(What you are asked to do):
Reproduce, please, the span of lines beginning at the line with "Rebuild this chart" and ending at the line with "404, 407, 410]", inclusive, minus any pictures.

(Material for this task):
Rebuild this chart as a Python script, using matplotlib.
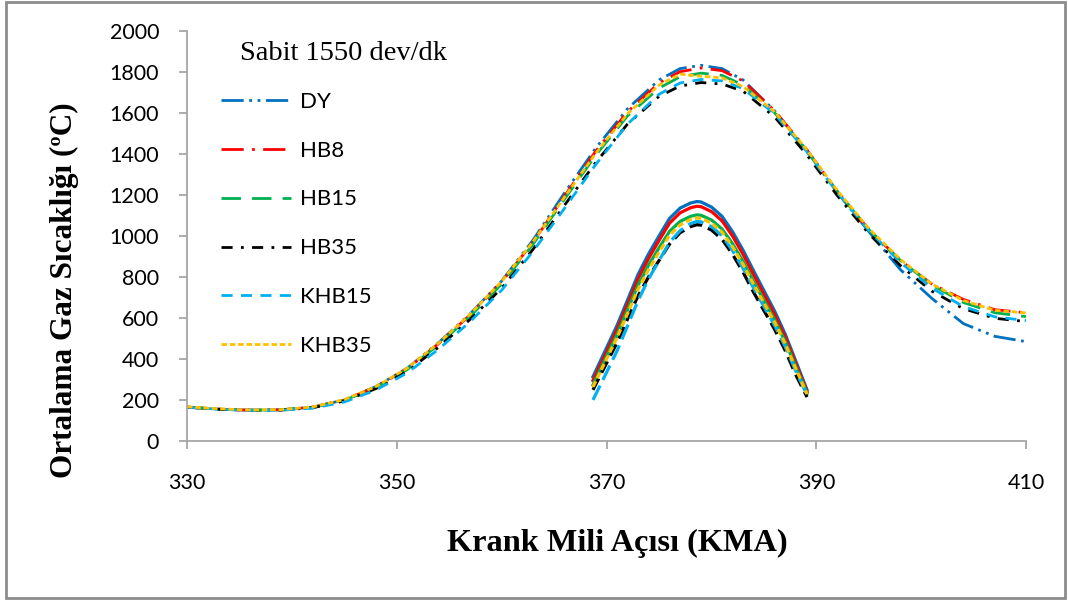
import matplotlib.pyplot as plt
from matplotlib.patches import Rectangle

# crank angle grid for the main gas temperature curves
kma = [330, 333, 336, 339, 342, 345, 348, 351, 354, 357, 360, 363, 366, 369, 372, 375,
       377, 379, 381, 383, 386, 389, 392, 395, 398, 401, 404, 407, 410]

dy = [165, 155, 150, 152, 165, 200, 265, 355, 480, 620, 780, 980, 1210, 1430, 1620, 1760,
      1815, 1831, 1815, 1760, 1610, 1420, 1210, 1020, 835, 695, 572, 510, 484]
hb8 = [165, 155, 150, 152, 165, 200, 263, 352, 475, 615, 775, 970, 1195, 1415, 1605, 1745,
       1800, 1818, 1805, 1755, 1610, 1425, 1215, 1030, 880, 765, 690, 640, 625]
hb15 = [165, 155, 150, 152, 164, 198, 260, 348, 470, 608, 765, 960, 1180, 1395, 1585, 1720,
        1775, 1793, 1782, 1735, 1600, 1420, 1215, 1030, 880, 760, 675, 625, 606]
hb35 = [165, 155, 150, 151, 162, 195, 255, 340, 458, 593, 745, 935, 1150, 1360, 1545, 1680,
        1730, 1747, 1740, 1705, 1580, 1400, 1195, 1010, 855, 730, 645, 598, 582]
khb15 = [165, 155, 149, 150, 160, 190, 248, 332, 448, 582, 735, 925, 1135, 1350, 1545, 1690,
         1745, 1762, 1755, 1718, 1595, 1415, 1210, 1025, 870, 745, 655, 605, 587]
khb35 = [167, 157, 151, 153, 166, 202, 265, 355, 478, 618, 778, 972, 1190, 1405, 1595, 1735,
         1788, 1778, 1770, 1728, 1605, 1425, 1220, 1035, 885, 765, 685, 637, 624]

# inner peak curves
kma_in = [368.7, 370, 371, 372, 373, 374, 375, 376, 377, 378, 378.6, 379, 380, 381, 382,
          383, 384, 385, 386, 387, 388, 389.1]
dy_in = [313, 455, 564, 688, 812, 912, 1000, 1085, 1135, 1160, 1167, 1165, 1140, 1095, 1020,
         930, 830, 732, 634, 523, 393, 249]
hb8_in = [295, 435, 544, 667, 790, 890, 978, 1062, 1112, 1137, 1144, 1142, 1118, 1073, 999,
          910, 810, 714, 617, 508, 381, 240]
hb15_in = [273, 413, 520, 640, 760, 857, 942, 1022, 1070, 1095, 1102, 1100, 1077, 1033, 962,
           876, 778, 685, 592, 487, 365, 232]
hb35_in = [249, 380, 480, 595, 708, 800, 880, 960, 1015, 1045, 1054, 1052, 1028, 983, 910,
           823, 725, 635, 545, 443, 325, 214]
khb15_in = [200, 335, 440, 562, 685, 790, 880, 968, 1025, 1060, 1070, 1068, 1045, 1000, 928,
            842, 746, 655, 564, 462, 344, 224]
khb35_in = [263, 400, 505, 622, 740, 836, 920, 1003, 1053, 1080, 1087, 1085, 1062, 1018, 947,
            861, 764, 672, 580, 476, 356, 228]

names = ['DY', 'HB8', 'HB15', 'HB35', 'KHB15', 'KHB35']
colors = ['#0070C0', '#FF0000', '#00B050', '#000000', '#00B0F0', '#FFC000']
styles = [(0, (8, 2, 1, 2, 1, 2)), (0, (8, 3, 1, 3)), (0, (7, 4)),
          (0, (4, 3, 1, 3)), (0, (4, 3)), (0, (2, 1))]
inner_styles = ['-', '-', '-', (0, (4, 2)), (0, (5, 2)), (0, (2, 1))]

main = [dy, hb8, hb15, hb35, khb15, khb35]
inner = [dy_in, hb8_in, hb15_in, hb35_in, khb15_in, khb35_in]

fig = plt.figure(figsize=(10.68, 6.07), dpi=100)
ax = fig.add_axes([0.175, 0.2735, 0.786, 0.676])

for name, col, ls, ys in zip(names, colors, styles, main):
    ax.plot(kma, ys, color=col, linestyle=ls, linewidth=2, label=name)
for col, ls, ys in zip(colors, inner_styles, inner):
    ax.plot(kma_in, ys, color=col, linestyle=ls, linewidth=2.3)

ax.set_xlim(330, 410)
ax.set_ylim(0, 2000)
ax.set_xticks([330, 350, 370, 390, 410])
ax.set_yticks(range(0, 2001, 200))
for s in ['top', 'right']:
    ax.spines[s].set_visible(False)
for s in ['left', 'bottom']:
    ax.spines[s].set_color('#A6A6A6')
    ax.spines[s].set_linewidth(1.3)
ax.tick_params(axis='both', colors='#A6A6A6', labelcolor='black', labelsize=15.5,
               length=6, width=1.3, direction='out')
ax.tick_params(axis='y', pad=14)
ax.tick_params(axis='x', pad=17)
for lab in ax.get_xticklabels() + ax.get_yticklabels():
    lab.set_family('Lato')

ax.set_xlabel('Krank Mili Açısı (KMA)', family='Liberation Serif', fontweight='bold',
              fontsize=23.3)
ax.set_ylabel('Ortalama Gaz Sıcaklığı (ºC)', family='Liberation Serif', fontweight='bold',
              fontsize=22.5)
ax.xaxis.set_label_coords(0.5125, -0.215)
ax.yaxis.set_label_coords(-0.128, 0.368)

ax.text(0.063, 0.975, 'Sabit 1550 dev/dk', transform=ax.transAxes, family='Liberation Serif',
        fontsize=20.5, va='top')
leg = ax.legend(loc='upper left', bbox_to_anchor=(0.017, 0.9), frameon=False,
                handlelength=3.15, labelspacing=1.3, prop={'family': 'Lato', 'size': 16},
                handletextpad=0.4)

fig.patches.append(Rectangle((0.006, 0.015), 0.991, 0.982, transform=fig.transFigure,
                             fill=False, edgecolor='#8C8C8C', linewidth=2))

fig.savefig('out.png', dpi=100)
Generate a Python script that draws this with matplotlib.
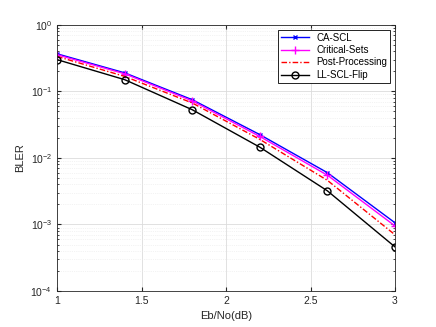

---

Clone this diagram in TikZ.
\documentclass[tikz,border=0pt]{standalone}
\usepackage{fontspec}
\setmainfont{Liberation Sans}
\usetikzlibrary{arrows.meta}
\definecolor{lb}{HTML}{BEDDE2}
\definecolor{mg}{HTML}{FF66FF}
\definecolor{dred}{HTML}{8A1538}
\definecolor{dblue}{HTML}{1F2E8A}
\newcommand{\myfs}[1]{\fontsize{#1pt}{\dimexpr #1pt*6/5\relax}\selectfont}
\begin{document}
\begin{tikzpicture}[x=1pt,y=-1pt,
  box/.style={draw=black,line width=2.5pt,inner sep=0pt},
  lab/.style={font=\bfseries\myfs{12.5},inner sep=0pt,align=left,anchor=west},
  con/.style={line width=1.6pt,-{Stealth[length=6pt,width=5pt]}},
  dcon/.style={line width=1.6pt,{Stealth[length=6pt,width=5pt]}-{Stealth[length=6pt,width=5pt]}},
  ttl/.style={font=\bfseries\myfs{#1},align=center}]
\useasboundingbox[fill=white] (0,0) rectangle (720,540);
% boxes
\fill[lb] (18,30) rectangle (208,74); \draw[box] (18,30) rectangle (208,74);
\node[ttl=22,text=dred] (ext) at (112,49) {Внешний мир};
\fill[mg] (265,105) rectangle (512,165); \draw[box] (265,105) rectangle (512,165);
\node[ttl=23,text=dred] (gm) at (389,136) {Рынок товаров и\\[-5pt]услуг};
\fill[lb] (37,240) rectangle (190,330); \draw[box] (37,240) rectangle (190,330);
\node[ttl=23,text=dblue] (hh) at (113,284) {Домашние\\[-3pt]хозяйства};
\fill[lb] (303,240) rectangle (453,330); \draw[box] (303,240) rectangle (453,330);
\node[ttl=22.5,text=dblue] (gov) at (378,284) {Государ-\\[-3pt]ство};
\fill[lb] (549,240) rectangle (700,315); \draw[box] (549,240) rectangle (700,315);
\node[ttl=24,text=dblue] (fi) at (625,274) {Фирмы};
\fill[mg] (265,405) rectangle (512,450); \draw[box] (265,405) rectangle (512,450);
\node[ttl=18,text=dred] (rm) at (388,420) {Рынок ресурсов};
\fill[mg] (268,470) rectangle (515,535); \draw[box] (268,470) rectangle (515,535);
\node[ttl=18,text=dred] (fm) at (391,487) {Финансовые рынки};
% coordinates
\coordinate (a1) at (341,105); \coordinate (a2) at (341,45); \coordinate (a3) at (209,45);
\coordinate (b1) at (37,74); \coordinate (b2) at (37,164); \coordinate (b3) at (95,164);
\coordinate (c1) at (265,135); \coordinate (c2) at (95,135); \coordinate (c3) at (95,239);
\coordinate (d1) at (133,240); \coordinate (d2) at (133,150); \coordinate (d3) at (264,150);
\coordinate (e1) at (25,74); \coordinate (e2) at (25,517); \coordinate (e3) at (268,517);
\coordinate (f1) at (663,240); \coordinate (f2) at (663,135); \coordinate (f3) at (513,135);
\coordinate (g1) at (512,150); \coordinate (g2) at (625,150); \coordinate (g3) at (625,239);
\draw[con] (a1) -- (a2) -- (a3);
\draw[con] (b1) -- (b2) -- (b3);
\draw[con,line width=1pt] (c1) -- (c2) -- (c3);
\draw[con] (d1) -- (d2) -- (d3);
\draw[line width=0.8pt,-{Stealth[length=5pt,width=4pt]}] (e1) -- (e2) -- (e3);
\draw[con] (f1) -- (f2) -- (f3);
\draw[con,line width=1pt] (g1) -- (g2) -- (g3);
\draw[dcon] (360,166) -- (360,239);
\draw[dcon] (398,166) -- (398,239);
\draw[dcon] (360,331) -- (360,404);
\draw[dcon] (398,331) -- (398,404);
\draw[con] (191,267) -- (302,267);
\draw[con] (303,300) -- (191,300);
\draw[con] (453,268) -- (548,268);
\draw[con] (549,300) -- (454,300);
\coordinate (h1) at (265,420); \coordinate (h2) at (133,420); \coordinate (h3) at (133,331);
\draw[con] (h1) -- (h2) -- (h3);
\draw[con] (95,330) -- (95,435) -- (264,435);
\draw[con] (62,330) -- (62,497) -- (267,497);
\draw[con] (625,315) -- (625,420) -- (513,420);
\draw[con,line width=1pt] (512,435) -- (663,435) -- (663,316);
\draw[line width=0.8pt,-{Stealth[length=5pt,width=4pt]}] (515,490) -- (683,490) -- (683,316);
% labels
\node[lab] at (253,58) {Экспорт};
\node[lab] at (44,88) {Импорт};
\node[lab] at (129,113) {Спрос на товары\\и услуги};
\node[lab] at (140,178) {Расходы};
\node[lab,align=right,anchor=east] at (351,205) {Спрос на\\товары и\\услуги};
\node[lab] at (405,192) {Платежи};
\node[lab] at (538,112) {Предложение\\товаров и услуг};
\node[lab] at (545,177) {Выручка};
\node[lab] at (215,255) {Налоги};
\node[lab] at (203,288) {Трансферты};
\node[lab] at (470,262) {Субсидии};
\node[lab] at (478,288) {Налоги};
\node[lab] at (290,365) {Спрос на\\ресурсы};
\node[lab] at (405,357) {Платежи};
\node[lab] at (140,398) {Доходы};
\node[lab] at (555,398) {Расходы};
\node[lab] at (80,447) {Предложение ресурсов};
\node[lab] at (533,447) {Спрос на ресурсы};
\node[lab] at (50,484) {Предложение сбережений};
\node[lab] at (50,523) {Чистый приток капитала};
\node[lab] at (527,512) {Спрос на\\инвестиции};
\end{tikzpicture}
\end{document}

...

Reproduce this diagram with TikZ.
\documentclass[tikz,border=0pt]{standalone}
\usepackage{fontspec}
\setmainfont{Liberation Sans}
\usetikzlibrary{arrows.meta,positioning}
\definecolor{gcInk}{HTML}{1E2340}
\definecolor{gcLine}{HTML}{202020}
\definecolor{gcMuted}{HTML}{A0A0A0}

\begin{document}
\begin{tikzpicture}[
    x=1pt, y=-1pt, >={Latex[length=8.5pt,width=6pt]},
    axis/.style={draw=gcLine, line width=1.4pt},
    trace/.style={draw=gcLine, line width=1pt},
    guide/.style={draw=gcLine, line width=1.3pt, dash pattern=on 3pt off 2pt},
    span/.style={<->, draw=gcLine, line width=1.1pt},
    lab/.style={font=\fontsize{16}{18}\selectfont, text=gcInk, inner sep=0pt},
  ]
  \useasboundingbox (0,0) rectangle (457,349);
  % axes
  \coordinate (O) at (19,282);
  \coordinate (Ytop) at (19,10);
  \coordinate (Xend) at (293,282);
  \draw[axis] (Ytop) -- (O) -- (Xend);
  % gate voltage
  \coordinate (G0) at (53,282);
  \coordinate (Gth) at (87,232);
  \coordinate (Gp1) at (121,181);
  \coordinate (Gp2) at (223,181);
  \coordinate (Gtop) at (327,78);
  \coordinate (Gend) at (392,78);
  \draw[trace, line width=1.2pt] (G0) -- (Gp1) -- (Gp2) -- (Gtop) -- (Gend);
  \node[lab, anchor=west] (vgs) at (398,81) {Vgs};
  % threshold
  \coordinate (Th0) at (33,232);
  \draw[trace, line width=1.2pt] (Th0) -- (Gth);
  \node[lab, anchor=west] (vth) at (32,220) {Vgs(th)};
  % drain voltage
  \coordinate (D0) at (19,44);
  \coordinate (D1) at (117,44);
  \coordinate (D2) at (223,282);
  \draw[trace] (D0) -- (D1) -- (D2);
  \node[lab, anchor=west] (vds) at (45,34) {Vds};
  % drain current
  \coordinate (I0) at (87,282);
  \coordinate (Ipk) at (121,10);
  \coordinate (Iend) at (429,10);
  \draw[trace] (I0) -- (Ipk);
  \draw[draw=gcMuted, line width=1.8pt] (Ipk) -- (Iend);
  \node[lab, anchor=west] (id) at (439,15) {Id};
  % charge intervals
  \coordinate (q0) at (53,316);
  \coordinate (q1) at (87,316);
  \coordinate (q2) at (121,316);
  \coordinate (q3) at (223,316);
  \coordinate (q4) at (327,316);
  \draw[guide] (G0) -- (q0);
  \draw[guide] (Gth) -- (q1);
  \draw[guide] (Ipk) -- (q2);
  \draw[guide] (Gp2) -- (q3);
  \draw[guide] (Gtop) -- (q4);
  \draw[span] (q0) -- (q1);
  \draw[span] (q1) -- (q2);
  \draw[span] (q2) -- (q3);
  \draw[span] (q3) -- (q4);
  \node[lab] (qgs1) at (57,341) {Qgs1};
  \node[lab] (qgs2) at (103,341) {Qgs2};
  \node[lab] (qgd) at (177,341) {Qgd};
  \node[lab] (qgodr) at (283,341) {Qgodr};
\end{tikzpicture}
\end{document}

(Result of this exercise):
Rebuild this chart as a Python script, using matplotlib.
import matplotlib.pyplot as plt
from matplotlib.patches import Rectangle

# crank angle grid for the main gas temperature curves
kma = [330, 333, 336, 339, 342, 345, 348, 351, 354, 357, 360, 363, 366, 369, 372, 375,
       377, 379, 381, 383, 386, 389, 392, 395, 398, 401, 404, 407, 410]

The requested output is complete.